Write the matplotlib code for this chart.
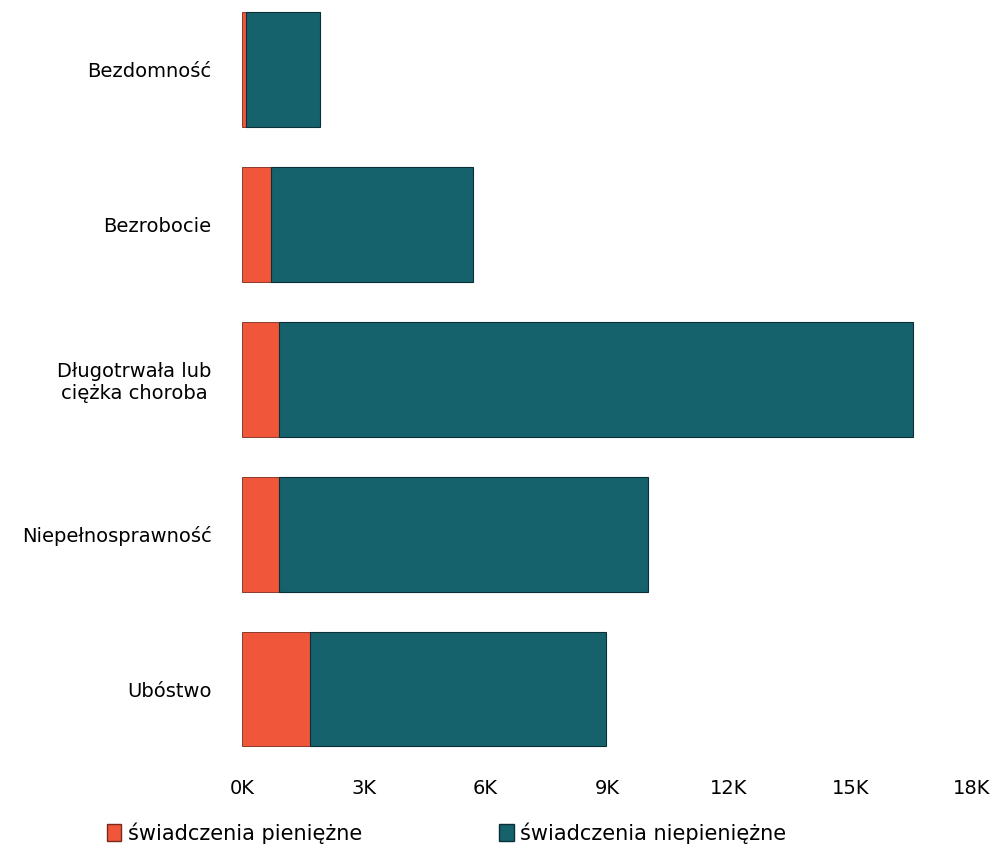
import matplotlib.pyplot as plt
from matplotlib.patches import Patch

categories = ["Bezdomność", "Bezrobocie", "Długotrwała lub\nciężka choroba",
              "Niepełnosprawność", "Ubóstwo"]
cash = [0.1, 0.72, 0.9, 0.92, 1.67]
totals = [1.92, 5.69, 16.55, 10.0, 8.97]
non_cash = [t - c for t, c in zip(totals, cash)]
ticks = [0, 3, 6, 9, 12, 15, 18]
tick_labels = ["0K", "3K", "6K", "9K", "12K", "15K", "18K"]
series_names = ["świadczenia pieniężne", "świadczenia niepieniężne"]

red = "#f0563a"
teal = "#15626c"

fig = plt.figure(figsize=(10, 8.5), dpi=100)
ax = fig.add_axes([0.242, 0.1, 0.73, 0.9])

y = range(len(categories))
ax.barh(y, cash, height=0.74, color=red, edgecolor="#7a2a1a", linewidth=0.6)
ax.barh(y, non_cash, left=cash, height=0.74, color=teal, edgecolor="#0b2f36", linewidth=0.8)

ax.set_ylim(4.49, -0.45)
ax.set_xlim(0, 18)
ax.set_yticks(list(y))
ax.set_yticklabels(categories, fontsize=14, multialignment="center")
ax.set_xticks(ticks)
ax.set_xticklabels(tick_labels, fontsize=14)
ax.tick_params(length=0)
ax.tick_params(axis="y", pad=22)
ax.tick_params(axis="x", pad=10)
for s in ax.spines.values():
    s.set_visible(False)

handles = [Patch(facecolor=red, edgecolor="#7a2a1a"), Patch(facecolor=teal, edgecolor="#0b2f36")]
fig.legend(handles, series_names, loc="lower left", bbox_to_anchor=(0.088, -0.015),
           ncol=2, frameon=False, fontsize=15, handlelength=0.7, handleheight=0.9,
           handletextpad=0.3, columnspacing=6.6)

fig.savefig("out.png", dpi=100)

───

Starting at the top of the listing above, please restate word for word each line up to and including the one that holds "from matplotlib.patches import Patch", omitting every image.

__Output of the task__
Write the matplotlib code for this chart.
import matplotlib.pyplot as plt
from matplotlib.patches import Patch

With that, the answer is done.